The $330 million from Santa Clara’s Stadium Authority is not mentioned in either the 49ers stadium ballot initiative or in the text of the Term Sheet. Santa Clara’s city council agenda reports and Term Sheet Exhibit 14 list the details of Santa Clara’s $444 million contribution to the stadium.
Santa Clarans should be provided with complete and correct information about all of the stadium construction and operational costs.
Voters in Santa Clara have the right to know how much debt our city will incur, so we can make an informed decision without being misled about the total cost of a stadium to our city.
http://www.santaclaraplaysfair.blogspot.com/
Gilbert note. According to a press release the Santa Clara 49rs’ stadium, which could open in 2014, will house 68,500 fans. It will contain solar panels and a green roof. The site will be located on part of the Great America Theme Park east of Highway 101 just north of San Jose.

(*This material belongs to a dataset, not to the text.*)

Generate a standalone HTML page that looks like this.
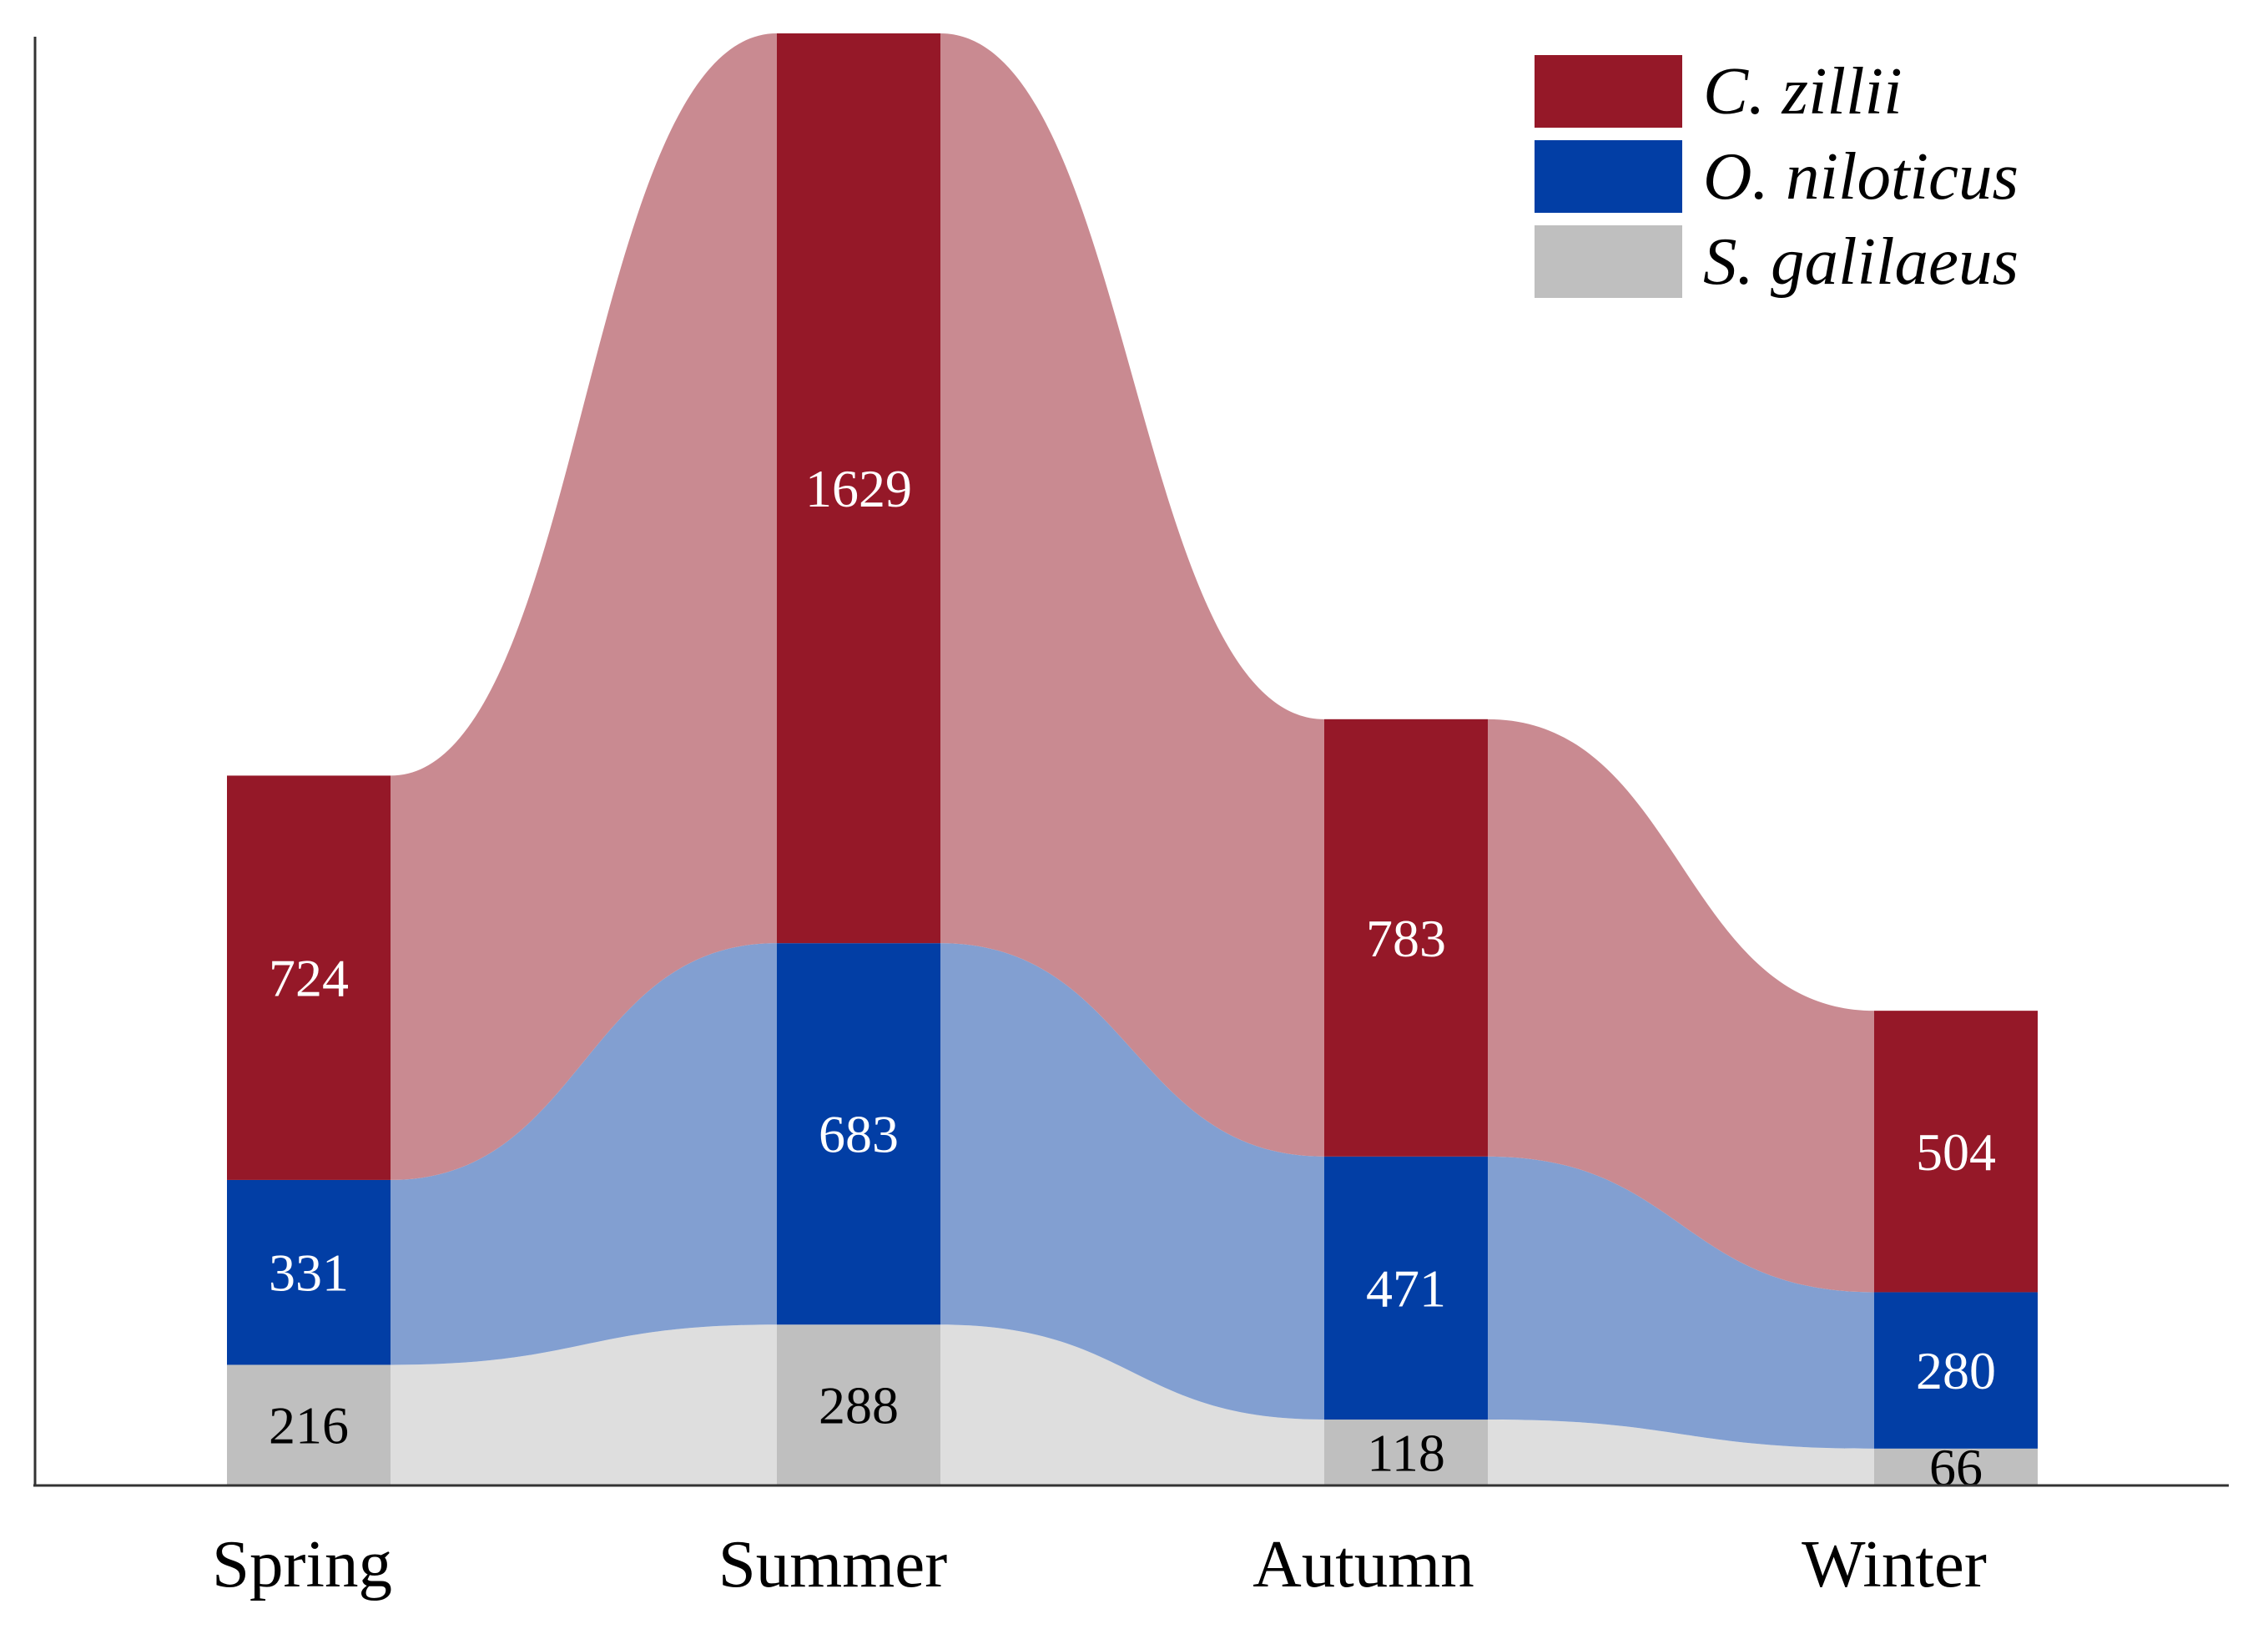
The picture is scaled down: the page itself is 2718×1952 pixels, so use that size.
<!DOCTYPE html>
<html><head><meta charset="utf-8"><style>
html,body{margin:0;padding:0;background:#fff}
svg{display:block}
text{font-family:"Liberation Serif",serif}
</style></head><body>
<svg id="chart" width="2718" height="1952" viewBox="0 0 2718 1952"></svg>
<script>
const seasons=["Spring","Summer","Autumn","Winter"];
const czillii=[724,1629,783,504];
const oniloticus=[331,683,471,280];
const sgalilaeus=[216,288,118,66];
const speciesNames=["C. zillii","O. niloticus","S. galilaeus"];

const NS="http://www.w3.org/2000/svg";
const svg=document.getElementById('chart');
const baseY=1780, pxPerUnit=1740/2600;
const barW=196;
const barLeft=[272,931,1587,2246];
function y(v){return baseY-v*pxPerUnit;}
function labelX(i){return 362+i*636;}
function mk(tag,attrs){const e=document.createElementNS(NS,tag);for(const k in attrs)e.setAttribute(k,attrs[k]);svg.appendChild(e);return e;}

const series=[sgalilaeus,oniloticus,czillii];
const barColors=["#bfbfbf","#023ea5","#951828"];
const flowColors=["#dedede","#829fd1","#c98a91"];
const textColors=["#000","#fff","#fff"];
const sNames=["s-galilaeus","o-niloticus","c-zillii"];

const cum=seasons.map((s,i)=>{let a=0;return series.map(ser=>{const lo=a;a+=ser[i];return [lo,a];});});

for(let k=0;k<3;k++){
  for(let i=0;i<seasons.length-1;i++){
    const x0=barLeft[i]+barW,x1=barLeft[i+1],mx=(x0+x1)/2;
    const t0=y(cum[i][k][1]),t1=y(cum[i+1][k][1]),b0=y(cum[i][k][0]),b1=y(cum[i+1][k][0]);
    const d=`M${x0},${t0} C${mx},${t0} ${mx},${t1} ${x1},${t1} L${x1},${b1} C${mx},${b1} ${mx},${b0} ${x0},${b0} Z`;
    const p=mk('path',{d:d,fill:flowColors[k]});
    
    
  }
}
for(let i=0;i<seasons.length;i++){
  for(let k=0;k<3;k++){
    const [lo,hi]=cum[i][k];
    const r=mk('rect',{x:barLeft[i],y:y(hi),width:barW,height:y(lo)-y(hi),fill:barColors[k]});
    
    
    const t=mk('text',{x:barLeft[i]+barW/2,y:(y(lo)+y(hi))/2+22,'text-anchor':'middle','font-size':64,fill:textColors[k]});
    t.textContent=series[k][i];
    
    
  }
  const lab=mk('text',{x:labelX(i),y:1901,'text-anchor':'middle','font-size':81,fill:'#000'});
  lab.textContent=seasons[i];
  
  
}
const ax=mk('line',{x1:42,y1:44,x2:42,y2:baseY,stroke:'#333','stroke-width':3});


const bx=mk('line',{x1:40,y1:baseY,x2:2671,y2:baseY,stroke:'#333','stroke-width':3});


const legY=[66,168,270];
const legCols=["#951828","#023ea5","#bfbfbf"];
for(let k=0;k<3;k++){
  const r=mk('rect',{x:1839,y:legY[k],width:177,height:87,fill:legCols[k]});
  
  
  const t=mk('text',{x:2041,y:legY[k]+70,'font-size':81,'font-style':'italic',fill:'#000'});
  t.textContent=speciesNames[k];
  
  
}
</script>
</body></html>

While California cities struggle to balance their budgets and long term pension obligations when will someone have the courage and conviction to lobby their peers to cut up their credit cards? If a stadium pencils out let the team owners foot the bill.

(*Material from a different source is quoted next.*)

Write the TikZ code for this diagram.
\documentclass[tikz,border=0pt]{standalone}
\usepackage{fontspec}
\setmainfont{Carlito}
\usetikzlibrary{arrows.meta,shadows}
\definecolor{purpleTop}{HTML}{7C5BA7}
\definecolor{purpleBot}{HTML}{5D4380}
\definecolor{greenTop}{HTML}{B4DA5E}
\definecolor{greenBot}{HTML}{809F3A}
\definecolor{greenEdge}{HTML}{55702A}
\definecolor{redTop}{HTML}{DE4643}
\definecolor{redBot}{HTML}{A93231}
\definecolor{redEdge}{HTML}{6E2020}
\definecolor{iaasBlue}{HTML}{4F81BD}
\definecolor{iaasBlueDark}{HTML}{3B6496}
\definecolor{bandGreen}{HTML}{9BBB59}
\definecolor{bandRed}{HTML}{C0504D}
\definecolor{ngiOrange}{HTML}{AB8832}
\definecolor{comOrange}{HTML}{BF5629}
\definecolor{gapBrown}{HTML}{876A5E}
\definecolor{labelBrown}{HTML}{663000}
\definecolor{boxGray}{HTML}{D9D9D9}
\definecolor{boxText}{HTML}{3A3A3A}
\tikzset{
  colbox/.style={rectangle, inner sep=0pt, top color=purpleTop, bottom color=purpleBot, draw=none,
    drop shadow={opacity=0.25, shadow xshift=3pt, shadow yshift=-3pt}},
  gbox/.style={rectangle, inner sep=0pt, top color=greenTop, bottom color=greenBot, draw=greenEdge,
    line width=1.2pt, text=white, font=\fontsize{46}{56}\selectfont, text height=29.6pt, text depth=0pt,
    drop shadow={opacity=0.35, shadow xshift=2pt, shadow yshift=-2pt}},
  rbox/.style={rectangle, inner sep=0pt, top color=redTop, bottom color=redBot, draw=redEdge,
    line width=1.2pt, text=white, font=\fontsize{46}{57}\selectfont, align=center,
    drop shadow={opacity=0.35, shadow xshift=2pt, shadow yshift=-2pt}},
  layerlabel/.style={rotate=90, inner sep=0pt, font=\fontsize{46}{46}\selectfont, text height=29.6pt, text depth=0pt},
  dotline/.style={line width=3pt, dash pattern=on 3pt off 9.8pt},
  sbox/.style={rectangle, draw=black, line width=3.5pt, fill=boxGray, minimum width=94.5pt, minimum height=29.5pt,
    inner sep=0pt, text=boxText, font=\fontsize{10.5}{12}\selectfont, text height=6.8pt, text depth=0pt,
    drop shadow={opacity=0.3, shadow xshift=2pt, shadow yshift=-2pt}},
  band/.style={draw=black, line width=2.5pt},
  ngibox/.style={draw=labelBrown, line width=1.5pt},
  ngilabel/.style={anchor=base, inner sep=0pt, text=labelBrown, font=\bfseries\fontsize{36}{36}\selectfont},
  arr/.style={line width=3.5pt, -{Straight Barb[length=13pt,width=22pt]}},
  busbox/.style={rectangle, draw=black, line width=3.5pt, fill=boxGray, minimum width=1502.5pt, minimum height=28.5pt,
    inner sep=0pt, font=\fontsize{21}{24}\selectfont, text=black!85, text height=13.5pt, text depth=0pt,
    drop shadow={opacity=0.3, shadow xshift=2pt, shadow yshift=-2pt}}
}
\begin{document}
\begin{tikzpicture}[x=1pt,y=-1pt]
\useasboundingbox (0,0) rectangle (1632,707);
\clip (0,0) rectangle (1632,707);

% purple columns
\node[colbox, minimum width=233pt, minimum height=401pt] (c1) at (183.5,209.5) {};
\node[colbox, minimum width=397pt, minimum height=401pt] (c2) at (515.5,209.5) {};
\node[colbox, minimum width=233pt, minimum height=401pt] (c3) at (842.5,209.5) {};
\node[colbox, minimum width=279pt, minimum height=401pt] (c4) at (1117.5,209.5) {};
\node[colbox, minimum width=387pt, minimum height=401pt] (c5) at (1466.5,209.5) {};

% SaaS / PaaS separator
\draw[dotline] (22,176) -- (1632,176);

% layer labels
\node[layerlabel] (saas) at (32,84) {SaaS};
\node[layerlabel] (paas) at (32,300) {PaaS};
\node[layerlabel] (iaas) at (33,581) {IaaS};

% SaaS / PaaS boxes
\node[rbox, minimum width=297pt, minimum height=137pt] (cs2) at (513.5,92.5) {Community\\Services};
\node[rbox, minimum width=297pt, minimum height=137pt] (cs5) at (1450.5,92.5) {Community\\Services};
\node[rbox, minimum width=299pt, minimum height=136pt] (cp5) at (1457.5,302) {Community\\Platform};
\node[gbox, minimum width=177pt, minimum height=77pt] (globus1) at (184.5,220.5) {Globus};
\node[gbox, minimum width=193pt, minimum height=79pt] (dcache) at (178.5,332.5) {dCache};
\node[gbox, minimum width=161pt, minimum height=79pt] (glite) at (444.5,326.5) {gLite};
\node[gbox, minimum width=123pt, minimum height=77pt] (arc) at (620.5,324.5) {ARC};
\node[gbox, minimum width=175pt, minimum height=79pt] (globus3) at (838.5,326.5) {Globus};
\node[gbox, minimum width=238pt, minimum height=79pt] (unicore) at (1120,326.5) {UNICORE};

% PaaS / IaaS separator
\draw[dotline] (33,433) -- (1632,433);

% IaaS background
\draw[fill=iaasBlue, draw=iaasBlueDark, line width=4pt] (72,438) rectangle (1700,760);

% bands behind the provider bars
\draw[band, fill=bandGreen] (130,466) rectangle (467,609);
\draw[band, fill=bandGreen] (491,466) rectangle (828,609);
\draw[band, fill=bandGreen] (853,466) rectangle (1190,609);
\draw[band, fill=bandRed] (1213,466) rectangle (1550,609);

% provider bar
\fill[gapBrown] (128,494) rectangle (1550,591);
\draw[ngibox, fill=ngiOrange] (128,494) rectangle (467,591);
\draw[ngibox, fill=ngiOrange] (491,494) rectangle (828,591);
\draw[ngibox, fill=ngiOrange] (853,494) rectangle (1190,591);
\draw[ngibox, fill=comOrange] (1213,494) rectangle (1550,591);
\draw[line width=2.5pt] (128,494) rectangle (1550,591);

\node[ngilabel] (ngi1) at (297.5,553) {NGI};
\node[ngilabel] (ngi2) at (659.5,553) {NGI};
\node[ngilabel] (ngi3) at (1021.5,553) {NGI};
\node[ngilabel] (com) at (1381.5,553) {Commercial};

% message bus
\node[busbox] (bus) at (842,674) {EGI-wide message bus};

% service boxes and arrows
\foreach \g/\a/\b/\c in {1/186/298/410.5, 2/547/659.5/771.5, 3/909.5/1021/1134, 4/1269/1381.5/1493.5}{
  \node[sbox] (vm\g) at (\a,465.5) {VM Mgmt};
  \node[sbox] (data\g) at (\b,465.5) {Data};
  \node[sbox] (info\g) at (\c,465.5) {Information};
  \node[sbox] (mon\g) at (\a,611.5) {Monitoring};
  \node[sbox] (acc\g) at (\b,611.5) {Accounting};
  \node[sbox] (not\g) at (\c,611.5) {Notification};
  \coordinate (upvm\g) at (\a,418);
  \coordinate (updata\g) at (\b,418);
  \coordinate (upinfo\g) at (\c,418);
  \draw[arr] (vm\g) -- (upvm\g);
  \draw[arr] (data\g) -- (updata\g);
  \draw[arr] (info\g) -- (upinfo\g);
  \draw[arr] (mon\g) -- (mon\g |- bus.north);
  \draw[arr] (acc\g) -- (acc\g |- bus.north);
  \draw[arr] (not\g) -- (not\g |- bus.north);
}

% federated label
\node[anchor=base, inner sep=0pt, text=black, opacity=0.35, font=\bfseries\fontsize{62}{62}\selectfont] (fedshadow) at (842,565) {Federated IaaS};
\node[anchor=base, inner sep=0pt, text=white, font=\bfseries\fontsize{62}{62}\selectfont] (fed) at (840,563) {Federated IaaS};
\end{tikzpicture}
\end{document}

i really dont like you guys at all
Anonymous.
Are you having a bad day? What are you talking about? You really don’t like us? What does that personal opinion have to do with local taxpayers picking up the tab for tycoons who own major league sports franchises?
Hi Larry,
Thanks for your site. Please tell people to check out http://www.santaclaraplaysfair.org. They can read about why Measure J, our stadium ballot measure, does not disclose the costs of the stadium to Santa Clara residents (hint, there is no legal requirement for city ballot measures to contain a financial analysis like there is for state ballot measures, so voters are left unprotected at the municipal level from predatory corporations when city officials want to give a gift of public funds for professional sports, or any other development using city dollars). Your readers will also find a detail breakdown of the costs, the loss to our general fund, the false/misleading campaign the 49ers are waging in Santa Clara, and the truth about jobs and schools. It is hard to believe that we still live in America, the way we are being treated by our city council majority and the 49ers together with the local media who have endorsed the stadium so they are loaded with pro-stadium coverage, and will not report the true costs or risks. The law needs to get changed to require financial disclosure on ballot measures, and voters need to realize that freedom of speech allows professional sports teams to say anything they want in campaign materials, but that doesn’t make what they say true. The 49ers are spending millions of dollars here to get our hundreds of millions, but at the same time telling us there’s no cost to our general fund, no costs to residents, etc. to make it sound like the stadium is free. Then we have a group of local people who think they stand to financially benefit from the stadium so they have thrown their lot in with the 49ers and are trying to strong-arm the rest of us into voting yes. Literally, this campaign is tearing our community apart and we will never be the same again. Shame on the 49ers owners and the NFl for doing this to us just so that they can increase their team value and profits.